→ **Written task**: Nothing but the lines from the top of the data to the line holding "import matplotlib.pyplot as plt" should be printed, word for word and both ends included; leave the pictures out.

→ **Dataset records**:
[Start]

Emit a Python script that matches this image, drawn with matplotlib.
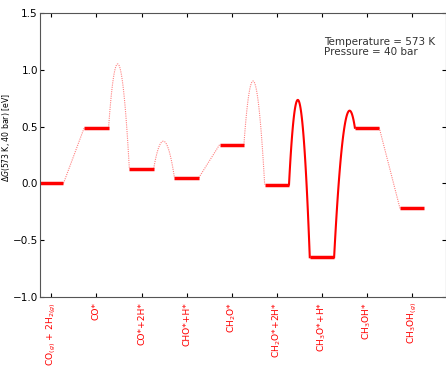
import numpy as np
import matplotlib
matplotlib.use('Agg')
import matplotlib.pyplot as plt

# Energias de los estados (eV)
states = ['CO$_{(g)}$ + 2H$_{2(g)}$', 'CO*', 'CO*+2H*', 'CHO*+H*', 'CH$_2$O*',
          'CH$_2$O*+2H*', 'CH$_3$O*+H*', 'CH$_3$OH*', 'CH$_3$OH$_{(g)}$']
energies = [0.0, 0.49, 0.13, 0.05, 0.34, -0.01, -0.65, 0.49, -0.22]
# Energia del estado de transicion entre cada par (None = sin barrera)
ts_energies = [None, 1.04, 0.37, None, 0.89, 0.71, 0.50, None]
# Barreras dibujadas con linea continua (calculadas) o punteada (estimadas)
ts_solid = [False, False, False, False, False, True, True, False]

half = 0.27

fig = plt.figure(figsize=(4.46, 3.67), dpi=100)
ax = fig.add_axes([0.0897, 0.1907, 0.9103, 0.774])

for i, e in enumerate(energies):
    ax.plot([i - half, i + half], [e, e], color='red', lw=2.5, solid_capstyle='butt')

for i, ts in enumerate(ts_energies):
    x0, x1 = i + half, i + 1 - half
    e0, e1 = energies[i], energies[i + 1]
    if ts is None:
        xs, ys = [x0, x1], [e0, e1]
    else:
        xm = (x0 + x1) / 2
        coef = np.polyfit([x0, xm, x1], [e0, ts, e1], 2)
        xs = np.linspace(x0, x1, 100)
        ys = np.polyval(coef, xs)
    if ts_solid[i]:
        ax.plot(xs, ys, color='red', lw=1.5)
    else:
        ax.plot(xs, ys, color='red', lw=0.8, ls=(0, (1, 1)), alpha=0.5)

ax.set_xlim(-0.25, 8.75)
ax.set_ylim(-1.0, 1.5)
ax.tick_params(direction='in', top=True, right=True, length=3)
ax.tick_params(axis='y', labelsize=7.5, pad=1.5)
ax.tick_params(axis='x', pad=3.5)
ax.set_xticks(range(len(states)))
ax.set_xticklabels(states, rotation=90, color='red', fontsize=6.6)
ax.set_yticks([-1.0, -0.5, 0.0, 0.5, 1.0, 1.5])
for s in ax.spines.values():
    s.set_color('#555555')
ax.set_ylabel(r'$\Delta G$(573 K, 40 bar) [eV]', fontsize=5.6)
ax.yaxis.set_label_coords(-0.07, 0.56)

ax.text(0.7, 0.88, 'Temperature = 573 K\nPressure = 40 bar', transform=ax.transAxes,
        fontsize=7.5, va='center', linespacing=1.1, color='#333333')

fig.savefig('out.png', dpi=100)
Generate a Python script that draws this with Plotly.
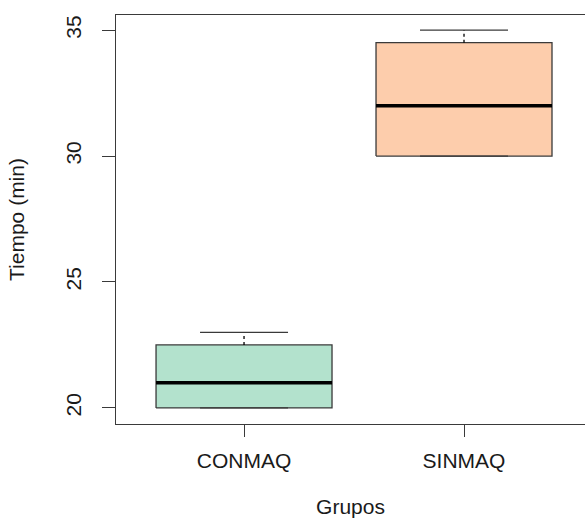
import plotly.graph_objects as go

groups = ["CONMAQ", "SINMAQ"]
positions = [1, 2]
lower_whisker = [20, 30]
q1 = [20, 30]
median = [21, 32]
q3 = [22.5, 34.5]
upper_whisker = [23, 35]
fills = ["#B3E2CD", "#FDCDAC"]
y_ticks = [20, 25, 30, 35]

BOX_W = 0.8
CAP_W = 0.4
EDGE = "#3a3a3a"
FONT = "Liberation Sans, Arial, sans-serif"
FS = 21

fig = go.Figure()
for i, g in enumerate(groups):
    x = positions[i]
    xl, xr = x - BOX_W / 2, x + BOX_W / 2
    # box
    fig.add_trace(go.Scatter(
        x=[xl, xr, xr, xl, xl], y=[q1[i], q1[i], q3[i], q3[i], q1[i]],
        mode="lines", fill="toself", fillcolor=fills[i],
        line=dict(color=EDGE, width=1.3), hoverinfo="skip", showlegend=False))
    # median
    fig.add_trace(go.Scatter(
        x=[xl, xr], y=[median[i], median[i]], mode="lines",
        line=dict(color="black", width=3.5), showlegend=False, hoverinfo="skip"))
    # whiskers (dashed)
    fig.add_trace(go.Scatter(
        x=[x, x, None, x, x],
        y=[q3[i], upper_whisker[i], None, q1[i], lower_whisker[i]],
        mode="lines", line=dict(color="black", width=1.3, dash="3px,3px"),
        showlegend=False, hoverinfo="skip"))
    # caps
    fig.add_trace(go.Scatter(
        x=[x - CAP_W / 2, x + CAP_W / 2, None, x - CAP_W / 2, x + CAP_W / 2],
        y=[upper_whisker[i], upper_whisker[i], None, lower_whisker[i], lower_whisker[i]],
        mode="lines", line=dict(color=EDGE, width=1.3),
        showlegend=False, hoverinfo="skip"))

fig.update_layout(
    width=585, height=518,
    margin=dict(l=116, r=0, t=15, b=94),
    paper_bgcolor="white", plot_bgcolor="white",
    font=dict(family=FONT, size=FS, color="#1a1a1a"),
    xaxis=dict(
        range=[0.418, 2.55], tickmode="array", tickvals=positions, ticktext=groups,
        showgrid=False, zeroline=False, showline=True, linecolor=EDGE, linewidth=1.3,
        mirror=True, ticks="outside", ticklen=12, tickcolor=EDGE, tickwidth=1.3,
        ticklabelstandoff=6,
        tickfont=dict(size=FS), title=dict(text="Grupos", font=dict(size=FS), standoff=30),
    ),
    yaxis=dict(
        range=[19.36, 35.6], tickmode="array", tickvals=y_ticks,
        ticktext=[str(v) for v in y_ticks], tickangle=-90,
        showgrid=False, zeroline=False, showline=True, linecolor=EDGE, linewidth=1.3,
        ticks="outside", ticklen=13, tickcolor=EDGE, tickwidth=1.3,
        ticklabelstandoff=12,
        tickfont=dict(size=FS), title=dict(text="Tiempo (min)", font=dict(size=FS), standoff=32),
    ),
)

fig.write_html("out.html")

[End]

→ **Response for this exercise**:
Emit a Python script that matches this image, drawn with matplotlib.
import numpy as np
import matplotlib
matplotlib.use('Agg')
import matplotlib.pyplot as plt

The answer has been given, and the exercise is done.